Poets, at heart, are revolutionaries. In addition to being incurable romantics, they are idealists. Even in their poetry, they seek the ideal. They are always in search of the ideal.
I also met Susan Rosenberg through my work with PEN America’s Prison Writing Program (PWP). A fellow poet, we sat on the PWP Poetry Sub-Committee, which judges PEN’s annual Prison Writing Awards, poetry being one of the categories. As a fellow poet, I immediately felt simpatico with Susan. (And, of course, we are both cerebral Libras!)

Before I met Susan, I knew her by reputation, a self-styled “radical.” One thing I have learned during my odyssey, is that you can’t judge people by their book covers.
Susan is a gentle soul. It’s part of her DNA. A stint in prison doesn’t change one’s DNA, or character. And any ideas of “rehabilitation” are despite, not because of, the prison system. People, men, and women, forge themselves in the fiery furnace that is prison. All the prison provides is the fire. As Norman Mailer wrote in the introduction to Jack Henry Abbott’s New York Times bestseller, In the Belly of the Beast, America not only locks up the “worst of the worst,” but also the brightest, the boldest, the most unbroken of, mostly, the poor, Black and Brown men (and white people who ally themselves with Black and Brown folk).

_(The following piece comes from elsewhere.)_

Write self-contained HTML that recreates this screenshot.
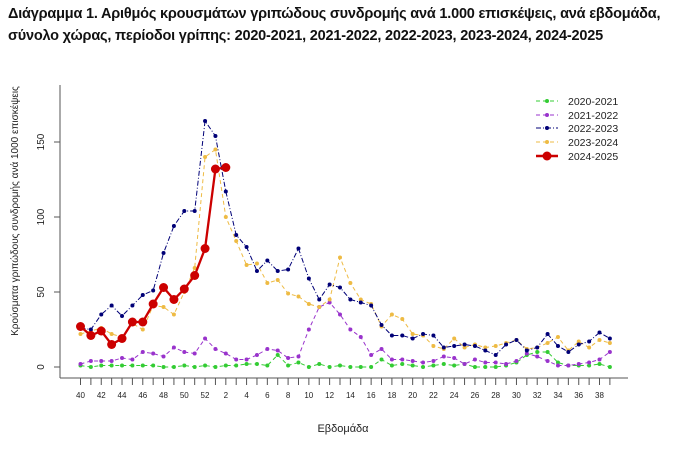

Despite being sentenced to a ridiculous amount of time in prison, 58 years, Susan remained unbroken. Since America doesn’t respond to poetry, one day Susan found herself in possession of a large cache of explosives, and firearms, including automatic weapons, for the Cause. She was linked to the May 19th Communist Organization and had been sought as an accomplice in the 1979 prison escape of Assata Shakur and the 1981 Brink’s robbery.
The only redeeming thing President Bill Clinton did in terms of crime and punishment, was to commute Susan’s sentence to time served on January 20, 2001, his final day in office. She had served 16 years. (Not really an aside, but white folk in America who ally themselves with Black folks – and it’s a long history, just use the revolutionary abolitionist John Brown as a starting point, Jewish people during the Civil Rights Era, and revolutionaries during the 1960s and 1970s – are targeted and imprisoned or killed. Compare their treatment with the January 6th Insurrectionists!)
I wish America responded to poetry. This is an overstatement, but poetry, in all its revolutionary and even radical glory, could be our salvation. Drop poetry, not bombs!